La désormais régulière sortie de l’œuvre de Jean-Pierre Mocky en DVD est aussi l’occasion de découvrir ses films les plus méconnus. Ces derniers temps, ses films sortent uniquement dans son cinéma « Le Brady », ou restent inédits comme « Touristes, oh yes » film « tatiesque » et muet sur un groupe de touristes hollandais. Le réalisateur finissait plus par être connu par ses coups de gueules et ses provocations que par ses films propres. J’ai ainsi le souvenir de lui signant son livre « Mister Flash » dans le Virgin de Bordeaux, et déclarant que les pédophiles ont pour raison première de vouloir, par cette perversion vouloir, éviter d’être contaminer par le sida ! On aimerait pouvoir tordre le coup à sa réputation de bâcler ses films. Elle n’est finalement que très peu fondée, s’il tourne vite, il soigne quand même ses effets. Il aime bien, on le sait, tirer à boulets rouges sur les institutions. Prenons comme exemple le film « Les araignées de la nuit » diffusé en 2002 et toujours inédit à télévision. Il prend pour cible le financement des hommes politiques en campagne électorale, avec une sorte de pré-science, vu les mauvaises surprises au premier tour en 2002 -. Dans le film des 5 candidats à la Présidence – du nombre de 5, « Dugland, Dupont, Durand, Dubois,… » -, aucun ne se distingue véritablement pour gagner les élections. Un mystérieux groupuscule « Les araignées de la nuit », tente d’en supprimer certains par la force… Certes les coutures sont un peu lâches, on a vite fait de deviner par la voix et la silhouette de qui se cache derrière le masque à gaz de la mystérieuse araignée, chef de cette organisation maffieuse. Le film souffre d’un manque de moyens évidents, de par sa post-synchronisation un peu schématique. Reste que Mocky a un incroyable talent pour installer un climat, trouver des lieux de tournages originaux, et dénonce à sa manière, même si c’est un peu à l’emporte-pièce le cynisme ambiant. Le scénario tient plutôt la route, il est cosigné par l’excellent André Ruellan. On suit donc ce jeu de massacre avec un plaisir évident. Il y a bien sûr de nombreuses invraisemblances, comme les membres de la société secrète ont même un tatouage d’araignée comme signe de distinction, ce qui n’est pas idéal, convenons-en pour rester discret.  

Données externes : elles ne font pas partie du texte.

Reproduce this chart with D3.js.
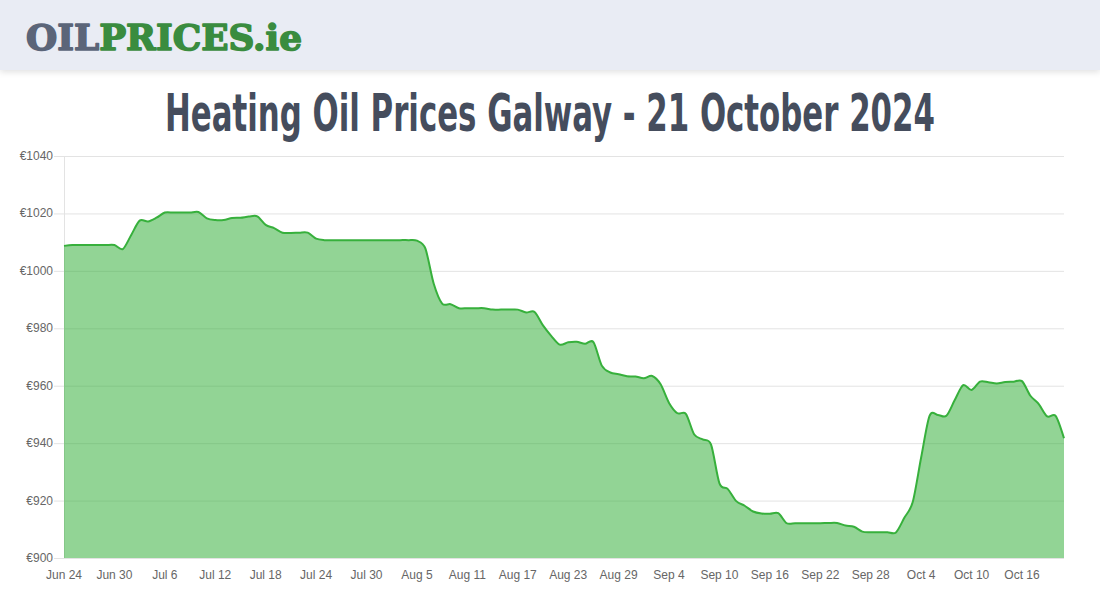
<!DOCTYPE html>
<html>
<head>
<meta charset="utf-8">
<script src="https://cdn.jsdelivr.net/npm/d3@7"></script>
<style>
  html, body { margin: 0; padding: 0; background: #fff; }
  svg { display: block; }
</style>
</head>
<body>
<svg id="chart" width="1100" height="600"></svg>
<script>
// ---- data ----
const startDate = "2024-06-24";
const dayCount = 120; // Jun 24 .. Oct 21
const prices = [
  1008.7, 1009.0, 1009.0, 1009.0, 1009.0, 1009.0, 1009.0, 1007.6, 1012.5, 1017.5,
  1017.2, 1018.5, 1020.3, 1020.3, 1020.3, 1020.3, 1020.5, 1018.3, 1017.7, 1017.7,
  1018.4, 1018.5, 1018.9, 1019.0, 1016.0, 1014.9, 1013.3, 1013.2, 1013.3, 1013.3,
  1011.2, 1010.7, 1010.7, 1010.7, 1010.7, 1010.7, 1010.7, 1010.7, 1010.7, 1010.7,
  1010.7, 1010.7, 1010.5, 1007.8, 995.5, 988.6, 988.4, 987.0, 987.0, 987.0,
  987.0, 986.5, 986.5, 986.5, 986.5, 985.5, 985.7, 981.0, 977.3, 974.3,
  975.1, 975.3, 974.6, 975.2, 967.0, 964.6, 964.0, 963.3, 963.2, 962.6,
  963.4, 960.5, 954.0, 950.4, 950.2, 943.0, 941.3, 939.5, 926.0, 924.0,
  919.8, 918.2, 916.2, 915.5, 915.4, 915.6, 912.1, 912.1, 912.1, 912.1,
  912.1, 912.2, 912.2, 911.3, 910.9, 909.2, 909.0, 909.0, 909.0, 908.9,
  914.0, 919.5, 935.0, 949.5, 949.8, 949.5, 955.0, 960.2, 958.5, 961.4,
  961.2, 960.8, 961.3, 961.4, 961.6, 956.5, 953.6, 949.3, 949.5, 941.7
];
const yTicks = [900, 920, 940, 960, 980, 1000, 1020, 1040];
const xTickLabels = ["Jun 24", "Jun 30", "Jul 6", "Jul 12", "Jul 18", "Jul 24", "Jul 30",
  "Aug 5", "Aug 11", "Aug 17", "Aug 23", "Aug 29", "Sep 4", "Sep 10", "Sep 16",
  "Sep 22", "Sep 28", "Oct 4", "Oct 10", "Oct 16"];
const xTickEvery = 6;
const titleText = "Heating Oil Prices Galway - 21 October 2024";

// ---- chart ----
const svg = d3.select("#chart");
const W = 1100, H = 600;
const plot = { left: 64, right: 1064, top: 156, bottom: 558 };

// header band
const defs = svg.append("defs");
const f = defs.append("filter").attr("id", "shadow").attr("x", "-5%").attr("y", "-20%").attr("width", "110%").attr("height", "160%");
f.append("feDropShadow").attr("dx", 0).attr("dy", 2).attr("stdDeviation", 3).attr("flood-color", "#000").attr("flood-opacity", 0.12);
svg.append("rect").attr("x", 0).attr("y", 0).attr("width", W).attr("height", 70)
  .attr("fill", "#e9ecf4").attr("filter", "url(#shadow)");

const logo = svg.append("text")
  .attr("x", 26).attr("y", 50)
  .attr("font-family", "'DejaVu Serif', serif")
  .attr("font-weight", "bold")
  .attr("font-size", 36)
  .attr("stroke-width", 1.6)
  .attr("stroke-linejoin", "round");
logo.append("tspan").attr("fill", "#5b6579").attr("stroke", "#5b6579").text("OIL");
logo.append("tspan").attr("fill", "#3a8c3f").attr("stroke", "#3a8c3f").text("PRICES.ie");
const lw = logo.node().getComputedTextLength();
logo.attr("font-size", 36 * 276 / lw);

// title (condensed horizontally to the reference width)
const titleG = svg.append("g");
const title = titleG.append("text")
  .attr("x", 0).attr("y", 0)
  .attr("text-anchor", "middle")
  .attr("font-family", "'DejaVu Sans Condensed', 'DejaVu Sans', sans-serif")
  .attr("font-size", 51)
  .attr("font-weight", "bold")
  .attr("fill", "#454d5d")
  .text(titleText);
const tw = title.node().getComputedTextLength();
titleG.attr("transform", `translate(550,131) scale(${770 / tw},1)`);

const x = d3.scaleLinear().domain([0, dayCount - 1]).range([plot.left, plot.right]);
const y = d3.scaleLinear().domain([900, 1040]).range([plot.bottom, plot.top]);

const data = prices.map((v, i) => ({ i, v }));

// grid
const g = svg.append("g");
g.selectAll("line.grid").data(yTicks).enter().append("line")
  .attr("x1", plot.left - 10).attr("x2", plot.right)
  .attr("y1", d => y(d) + 0.5).attr("y2", d => y(d) + 0.5)
  .attr("stroke", "#e3e3e3").attr("stroke-width", 1);
g.append("line")
  .attr("x1", plot.left + 0.5).attr("x2", plot.left + 0.5)
  .attr("y1", plot.top).attr("y2", plot.bottom)
  .attr("stroke", "#e3e3e3");

// y labels
g.selectAll("text.ylab").data(yTicks).enter().append("text")
  .attr("x", plot.left - 11).attr("y", d => y(d) + 4)
  .attr("text-anchor", "end")
  .attr("font-family", "'Liberation Sans', Arial, sans-serif")
  .attr("font-size", 12).attr("fill", "#666")
  .text(d => "€" + d);

// x labels
const xIdx = xTickLabels.map((_, k) => k * xTickEvery);
g.selectAll("text.xlab").data(xTickLabels).enter().append("text")
  .attr("x", (d, k) => x(xIdx[k])).attr("y", 579)
  .attr("text-anchor", "middle")
  .attr("font-family", "'Liberation Sans', Arial, sans-serif")
  .attr("font-size", 12).attr("fill", "#666")
  .text(d => d);

const curve = d3.curveCardinal.tension(0.1);
const area = d3.area().x(d => x(d.i)).y0(plot.bottom).y1(d => y(d.v)).curve(curve);
const line = d3.line().x(d => x(d.i)).y(d => y(d.v)).curve(curve);

svg.append("path").datum(data).attr("d", area).attr("fill", "rgba(55,176,60,0.545)");
svg.append("path").datum(data).attr("d", line).attr("fill", "none")
  .attr("stroke", "#37b03c").attr("stroke-width", 2);
</script>
</body>
</html>
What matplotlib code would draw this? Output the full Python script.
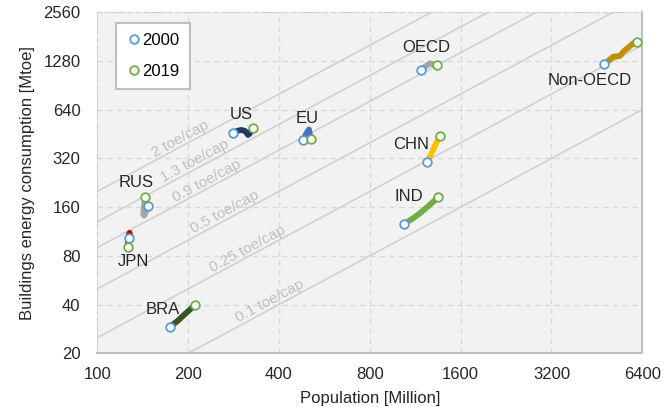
import numpy as np
import matplotlib.pyplot as plt
from matplotlib.lines import Line2D
from matplotlib.ticker import FixedLocator, FixedFormatter, NullLocator

plt.rcParams['font.family'] = ['Liberation Sans', 'DejaVu Sans']

# Population [Million] and buildings energy consumption [Mtoe], 2000 -> 2019
us_pop = [282, 290, 300, 309, 316, 321, 328]
us_energy = [458, 473, 480, 473, 447, 460, 492]
eu_pop = [482, 492, 503, 507, 510]
eu_energy = [416, 453, 483, 445, 421]
rus_pop = [147, 145, 143, 142, 143, 144]
rus_energy = [163, 150, 142, 145, 165, 186]
jpn_pop = [127, 128, 128, 127, 126]
jpn_energy = [103, 108, 111, 104, 91]
bra_pop = [174, 185, 197, 211]
bra_energy = [29.2, 31.8, 35.5, 39.8]
chn_pop = [1242, 1262, 1280, 1300, 1330, 1368]
chn_energy = [303, 325, 340, 365, 400, 443]
ind_pop = [1040, 1110, 1175, 1240, 1300, 1344]
ind_energy = [126, 136, 147, 160, 173, 184]
oecd_pop = [1183, 1220, 1268, 1300, 1340]
oecd_energy = [1128, 1180, 1240, 1215, 1211]
nonoecd_pop = [4785, 5140, 5407, 5545, 5985, 6144]
nonoecd_energy = [1223, 1362, 1377, 1463, 1650, 1687]

# per-capita reference lines [toe/cap]
toe_per_cap = [2, 1.3, 0.9, 0.5, 0.25, 0.1]
toe_labels = ['2 toe/cap', '1.3 toe/cap', '0.9 toe/cap', '0.5 toe/cap', '0.25 toe/cap', '0.1 toe/cap']

x_ticks = [100, 200, 400, 800, 1600, 3200, 6400]
y_ticks = [20, 40, 80, 160, 320, 640, 1280, 2560]

regions = [
    ('US', us_pop, us_energy, '#1F3864'),
    ('EU', eu_pop, eu_energy, '#4472C4'),
    ('RUS', rus_pop, rus_energy, '#A5A5A5'),
    ('JPN', jpn_pop, jpn_energy, '#C00000'),
    ('BRA', bra_pop, bra_energy, '#375623'),
    ('CHN', chn_pop, chn_energy, '#FFC000'),
    ('IND', ind_pop, ind_energy, '#70AD47'),
    ('OECD', oecd_pop, oecd_energy, '#A5A5A5'),
    ('Non-OECD', nonoecd_pop, nonoecd_energy, '#BF9000'),
]

# where each region name is written
name_pos = {
    'US': (301, 594), 'EU': (497, 567), 'RUS': (135, 227), 'JPN': (132, 73.7),
    'BRA': (165, 37.4), 'CHN': (1094, 393), 'IND': (1074, 186),
    'OECD': (1236, 1558), 'Non-OECD': (4276, 969),
}
toe_label_x = [188, 211, 231, 265, 316, 373]

fig = plt.figure(figsize=(6.7, 4.07), dpi=100)
ax = fig.add_axes([0.1452, 0.1319, 0.8133, 0.8379])
ax.set_facecolor('#F2F2F2')

ax.set_xscale('log', base=2)
ax.set_yscale('log', base=2)
ax.set_xlim(100, 6400)
ax.set_ylim(20, 2560)

ax.xaxis.set_major_locator(FixedLocator(x_ticks))
ax.xaxis.set_major_formatter(FixedFormatter([str(t) for t in x_ticks]))
ax.yaxis.set_major_locator(FixedLocator(y_ticks))
ax.yaxis.set_major_formatter(FixedFormatter([str(t) for t in y_ticks]))
ax.xaxis.set_minor_locator(NullLocator())
ax.yaxis.set_minor_locator(NullLocator())
ax.tick_params(length=0, labelsize=12, colors='#262626')
ax.tick_params(axis='x', pad=10)
ax.tick_params(axis='y', pad=12)
ax.grid(True, color='#D9D9D9', linestyle=(0, (4, 3)), linewidth=1)
ax.set_axisbelow(True)

for side in ['top', 'left']:
    ax.spines[side].set_color('#D0D0D0')
    ax.spines[side].set_linestyle((0, (4, 3)))
for side in ['bottom', 'right']:
    ax.spines[side].set_color('#BFBFBF')
    ax.spines[side].set_linewidth(1.5)

# toe/cap lines
xs = np.array([100, 6400])
for k in toe_per_cap:
    ax.plot(xs, xs * k, color='#D0D0D0', linewidth=1.2, zorder=1)

p0 = ax.transData.transform((100, 100))
p1 = ax.transData.transform((1000, 1000))
angle = np.degrees(np.arctan2(p1[1] - p0[1], p1[0] - p0[0]))
for k, lab, lx in zip(toe_per_cap, toe_labels, toe_label_x):
    ax.text(lx, lx * k * 1.12, lab, rotation=angle, rotation_mode='anchor',
            ha='center', va='center', fontsize=11, color='#BFBFBF', zorder=2)

for name, pop, energy, color in regions:
    ax.plot(pop, energy, color=color, linewidth=4.2, solid_capstyle='round',
            solid_joinstyle='round', zorder=3)
    ax.plot(pop[0], energy[0], 'o', markersize=6.2, markerfacecolor='white',
            markeredgecolor='#5B9BD5', markeredgewidth=1.3, zorder=4)
    ax.plot(pop[-1], energy[-1], 'o', markersize=6.2, markerfacecolor='white',
            markeredgecolor='#70AD47', markeredgewidth=1.3, zorder=4)
    tx, ty = name_pos[name]
    ax.text(tx, ty, name, ha='center', va='center', fontsize=12, color='#262626', zorder=5)

ax.set_xlabel('Population [Million]', fontsize=12, color='#262626', labelpad=6)
ax.set_ylabel('Buildings energy consumption [Mtoe]', fontsize=12, color='#262626', labelpad=6)

handles = [
    Line2D([], [], linestyle='none', marker='o', markersize=6.2, markerfacecolor='white',
           markeredgecolor='#5B9BD5', markeredgewidth=1.3),
    Line2D([], [], linestyle='none', marker='o', markersize=6.2, markerfacecolor='white',
           markeredgecolor='#70AD47', markeredgewidth=1.3),
]
leg = ax.legend(handles, ['2000', '2019'], loc='upper left', bbox_to_anchor=(0.034, 0.97),
                fontsize=12, frameon=True, fancybox=False, labelspacing=1.0,
                borderpad=0.6, handletextpad=0.0, handlelength=1.0, borderaxespad=0)
leg.get_frame().set_edgecolor('#BFBFBF')
leg.get_frame().set_linewidth(1.5)
leg.get_frame().set_facecolor('white')
leg.get_frame().set_alpha(1)

fig.savefig('out.png', dpi=100)
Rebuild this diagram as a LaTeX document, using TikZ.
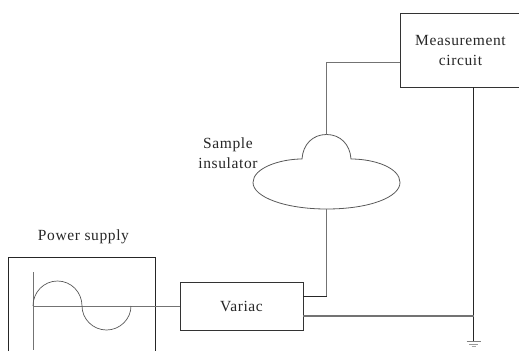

Jean-Pierre Mocky & Patricia Barzyk

Mocky puise dans l’esthétique de la série B, avec un plaisir renouvelé et une certaine désinvolture. On retrouve aussi avec plaisir le Mocky Circus, qui hélas s’amenuise un peu avec les années, malgré de nouveaux venus – Jackie Berroyer pour une simple apparition en légiste en grève, Rodolphe Pauly azimuté, Ludovic Schoendoerffer en journaliste, etc… -. Les habitués se livrent à des numéros réjouissants, d’Hervé Pauchon, tueur débrouillard et bondissant, Dominique Zardi, homme politique suffisant et coiffé d’une improbable perruque, Michel Bertay politicard infatué de lui-même, François Toumarkine excellent en policier cauteleux et corrompu, Jean Abeillé en préfet de police indolent, les étonnantes Nadia Vasil et Evelyne Harter, en respectivement femme et sœur possessives d’hommes politiques, Maurice Vallier, perdu de vu ces derniers temps en homme blasé, etc… Mocky lui-même se réserve le rôle principal dans un registre proche d’ « Un linceul n’a pas de poches », en électron libre revanchard, il réserve à son actuelle compagne Patricia Barzyk, un rôle complexe d’où se dégage son charme habituel. Les bonus sont hélas de plus en plus léger, deux entretiens assez mal sonorisé avec Patricia Barzyk et Mocky lui-même. Mais on peut retrouver une curiosité, avec, assurément, la bande-annonce la plus cheap de tous les temps… Sur une image vidéo de mauvaise qualité on retrouve la course de fond de quelques candidats… nus. Le film étant mal distribué, Mocky l’a donc élaboré avec les moyens du bord. Même sur le mode mineur, Mocky reste Mocky et déploie souvent des trésors d’inventions, même avec un tout petit budget. Saluons encore une fois, son mordant, sa drôlerie, son irrévérence et son originalité constantes.